Again he remembered the words he had written...
"All this boils down down to an econopolitical confrontation. I cannot outvote, outspend, outtax or outincarcerate my enemies... but for a brief moment, I can outgun them."

He remembered applying for the liquor license at a meeting with the Tempe City Council. His restaurant, called The Haunted Castle, was going to be the perfect! A Halloween-themed goth bar which he knew would have attracted customers, musicians and actors.

The city council vote wasn't going to get him the license, but a "yes" there would have been almost as good as a rubber stamp to the Arizona State Liquor Board -- which has the real authority to grant or deny applications.

It was supposed to be easy. Everyone said it would be. His wife, his kid, everything was riding on that. One stupid vote. He knew that anyone can get a liquor license application approved. Except this time. My time. Those bastards on the Tempe City Council voted 6-1 against me after someone told them the damned nickname of the bar!

"Drunkenstein's"

"The Patriots versus the Giants... do you see an ironic parallel? How many dollars will you lose? And all because you took my right to work, to own a business, from me."

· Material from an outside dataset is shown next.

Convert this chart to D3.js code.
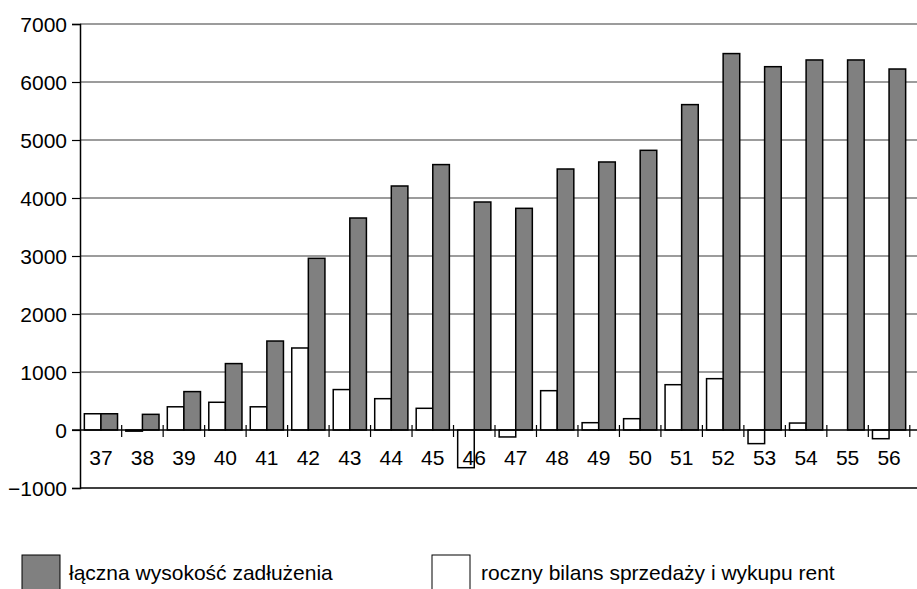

"Perhaps [web sites] will print up some cool t-shirts like 'I survived Super Bowl XLII.'"
He clenched his fists. Kick-off coming up. It was time.

He paused. He looked at the AR-15. Another deep breath. Then he saw his phone.

He hesitated.

He dialed his parents. He crumpled up his note and stuffed it under his seat.

"Hi, dad..."

Shocked, they told him to turn himself in.

Havelock did turn himself in and was arrested and jailed without bail because Magistrate Judge Edward V. Ross said the letters contained the most "chilling words" he had ever seen.

He has been indicted on six counts of sending threatening communications, according to court documents filed Tuesday the 19th in federal court.

According to authorities, Havelock has no criminal history and no history of mental illness. In fact, a mental health evaluation conducted following his arrest found "no mental defects."

I have printed Kurt's name because he did not go through with it. He turned himself in. I wish this story had been reported more before the two shootings in Illinois. Perhaps this story would have helped prevent the other two.

4 comments:

Anonymous said...

He's still a pathetic, crazy piece of shit.....right??? Bullet to the head please

Anonymous said...

If he was crazy, he would not have had doubts, he would not have considered his action aberrant. If he were a piece of shit, he would have attempted to inflict pain on people who had nothing to do with his problems.

Instead, he was a sane, stressed, angry man who stood up for what was right. He faced the consequences of his actions (i.e. his "manifesto").

Y'all can tell me I'm wrong if you've never been mad & said "I'm gonna f**kin kill you" to someone without meaning it a little.


What you [i] *YOU* [/i] do with a loaded gun?

Capn said...

I wouldn't have called the bar Drunkensteins... I would have called it a family "brew pub and grill" or something more polite to get the vote.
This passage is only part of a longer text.